Determining Futures at Fourteen
Mind Yo' Business
Published: Wednesday, February 20, 2013
Updated: Wednesday, February 20, 2013 23:02
As high school students, we were fed the idea that life’s possibilities are endless and that one test could not possibly harm our chances at success—regrettably, this is far from the truth. I had not realized until recently that every class I have taken since my first year of high school has affected my future career path. I am currently frantically devising a 150-credit plan to acquire my CPA, and I am left in constant awe at the importance of AP tests. Frankly, I do not believe that a test I took at the age of 14 should bear any relevance now. Yet, AP tests, along with each of my work experiences, will affect my future professional life.
“What do you want to be when you grow up?,” asked my second grade teacher to each student on “Career Day.” My response to her was “How the heck am I supposed to know, Mrs. Barra? I am seven years old.” Although I was scolded for my offhand response, my reply today would probably be very similar if asked the same question. The modern youth are expected to have a very clear idea of their potential future careers and paths of academic study.
As a high school senior, I fortunately was able to figure out that my core intellectual strengths do not lie in the sciences or the arts, prompting me to apply to several business schools. Although I cannot accurately predict my future profession, I am fortunate that an accounting degree will allow for many different career opportunities in many industries. But, my heart goes out to all those college students who spend over a year focusing their energies on a particular topic of study, then only to entirely switch majors the following semester. As much as I resent the fact that we are forced to commit ourselves to one or two major areas of study at such a young age, we must conform to such a practice or suffer the lifelong consequences.
I recall my feelings of pure agony as I sat through the plethora of discussions at my freshmen orientation session. In addition to the unnecessary topics discussed, I grew especially irate at the talk of “pursuing your dream.” I could not believe that I was hearing the speaker encourage students to spend their first couple of years at college “discovering” themselves and their true interests—was that not the purpose of high school? If I had spent my first two years at Boston College switching my areas of study every semester I would not be able to complete my credit requirements by my predetermined graduation date, and therefore have to spend another year in college—a financially promising situation for BC. Nowadays, it is unfortunate that if we do not enter college with clear-cut goals in mind, we very well may end up wasting thousands of dollars. If BC were a tuition-free university, then I would have no problem with “discovering yourself,” but when time and money are at stake, every single course selection matters.

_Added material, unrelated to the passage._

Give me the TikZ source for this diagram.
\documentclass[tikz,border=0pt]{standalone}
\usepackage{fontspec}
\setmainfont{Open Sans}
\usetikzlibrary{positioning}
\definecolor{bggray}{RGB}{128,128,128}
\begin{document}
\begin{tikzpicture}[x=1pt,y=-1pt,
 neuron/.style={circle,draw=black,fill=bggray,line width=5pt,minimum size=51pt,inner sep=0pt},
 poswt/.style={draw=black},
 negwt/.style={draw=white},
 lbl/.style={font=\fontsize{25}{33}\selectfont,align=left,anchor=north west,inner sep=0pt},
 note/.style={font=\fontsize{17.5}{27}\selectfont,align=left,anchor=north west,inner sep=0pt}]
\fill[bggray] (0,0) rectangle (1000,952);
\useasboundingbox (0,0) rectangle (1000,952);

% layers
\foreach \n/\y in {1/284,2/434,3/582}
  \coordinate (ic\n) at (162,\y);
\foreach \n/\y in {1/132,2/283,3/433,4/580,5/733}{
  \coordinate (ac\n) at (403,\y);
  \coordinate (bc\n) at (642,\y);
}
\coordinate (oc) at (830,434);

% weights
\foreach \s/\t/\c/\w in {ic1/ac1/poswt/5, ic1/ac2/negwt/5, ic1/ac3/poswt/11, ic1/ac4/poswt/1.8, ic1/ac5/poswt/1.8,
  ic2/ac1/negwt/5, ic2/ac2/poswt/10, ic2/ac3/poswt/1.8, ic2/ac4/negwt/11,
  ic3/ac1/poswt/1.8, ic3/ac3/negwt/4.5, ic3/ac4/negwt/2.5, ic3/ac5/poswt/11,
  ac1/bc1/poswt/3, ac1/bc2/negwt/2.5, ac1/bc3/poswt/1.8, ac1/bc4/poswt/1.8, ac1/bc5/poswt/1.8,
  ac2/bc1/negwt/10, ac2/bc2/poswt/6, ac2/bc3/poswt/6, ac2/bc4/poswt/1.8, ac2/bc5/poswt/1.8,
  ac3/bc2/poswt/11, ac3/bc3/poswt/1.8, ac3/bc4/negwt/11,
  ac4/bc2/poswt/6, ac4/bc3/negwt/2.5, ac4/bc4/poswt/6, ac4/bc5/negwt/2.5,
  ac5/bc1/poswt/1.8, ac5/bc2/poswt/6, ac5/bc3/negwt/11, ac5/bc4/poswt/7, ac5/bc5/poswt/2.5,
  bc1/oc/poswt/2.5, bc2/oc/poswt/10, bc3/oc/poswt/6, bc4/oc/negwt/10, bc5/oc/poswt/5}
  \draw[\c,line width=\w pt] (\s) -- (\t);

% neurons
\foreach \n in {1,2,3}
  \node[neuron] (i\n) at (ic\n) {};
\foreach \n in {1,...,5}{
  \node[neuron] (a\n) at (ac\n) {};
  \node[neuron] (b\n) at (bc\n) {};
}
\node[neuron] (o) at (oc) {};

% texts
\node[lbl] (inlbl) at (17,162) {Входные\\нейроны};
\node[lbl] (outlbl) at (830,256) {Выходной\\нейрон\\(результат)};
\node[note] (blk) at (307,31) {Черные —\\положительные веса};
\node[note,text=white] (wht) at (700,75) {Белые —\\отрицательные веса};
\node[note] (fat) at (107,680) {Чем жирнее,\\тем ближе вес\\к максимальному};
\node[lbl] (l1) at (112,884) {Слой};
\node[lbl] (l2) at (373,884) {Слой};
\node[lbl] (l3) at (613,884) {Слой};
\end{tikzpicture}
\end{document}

I recently read an inspiring article in Fast Company magazine, a publication that combines creativity and personality with the business world. Writer Amber Rae shared her personal story of self-discovery and how thinking about who you want to be is linked to deciding what you want to be: “When I look back on my experiences over the years, every single opportunity gave me exactly the lesson I needed to learn at the time. With every experience (and I had a lot of them in a short period of time!), I changed. I evolved. I was pushed way the hell outside my comfort zone. I developed a new theory on work: I realized it’s not about what I want to do with my life—it’s about who I want to be.” Rae touches on the important topic of building character and finding your passion—it is our responsibility to perform a cost-benefit analysis and decide if it is worth the time and money to discover and exploit our passions.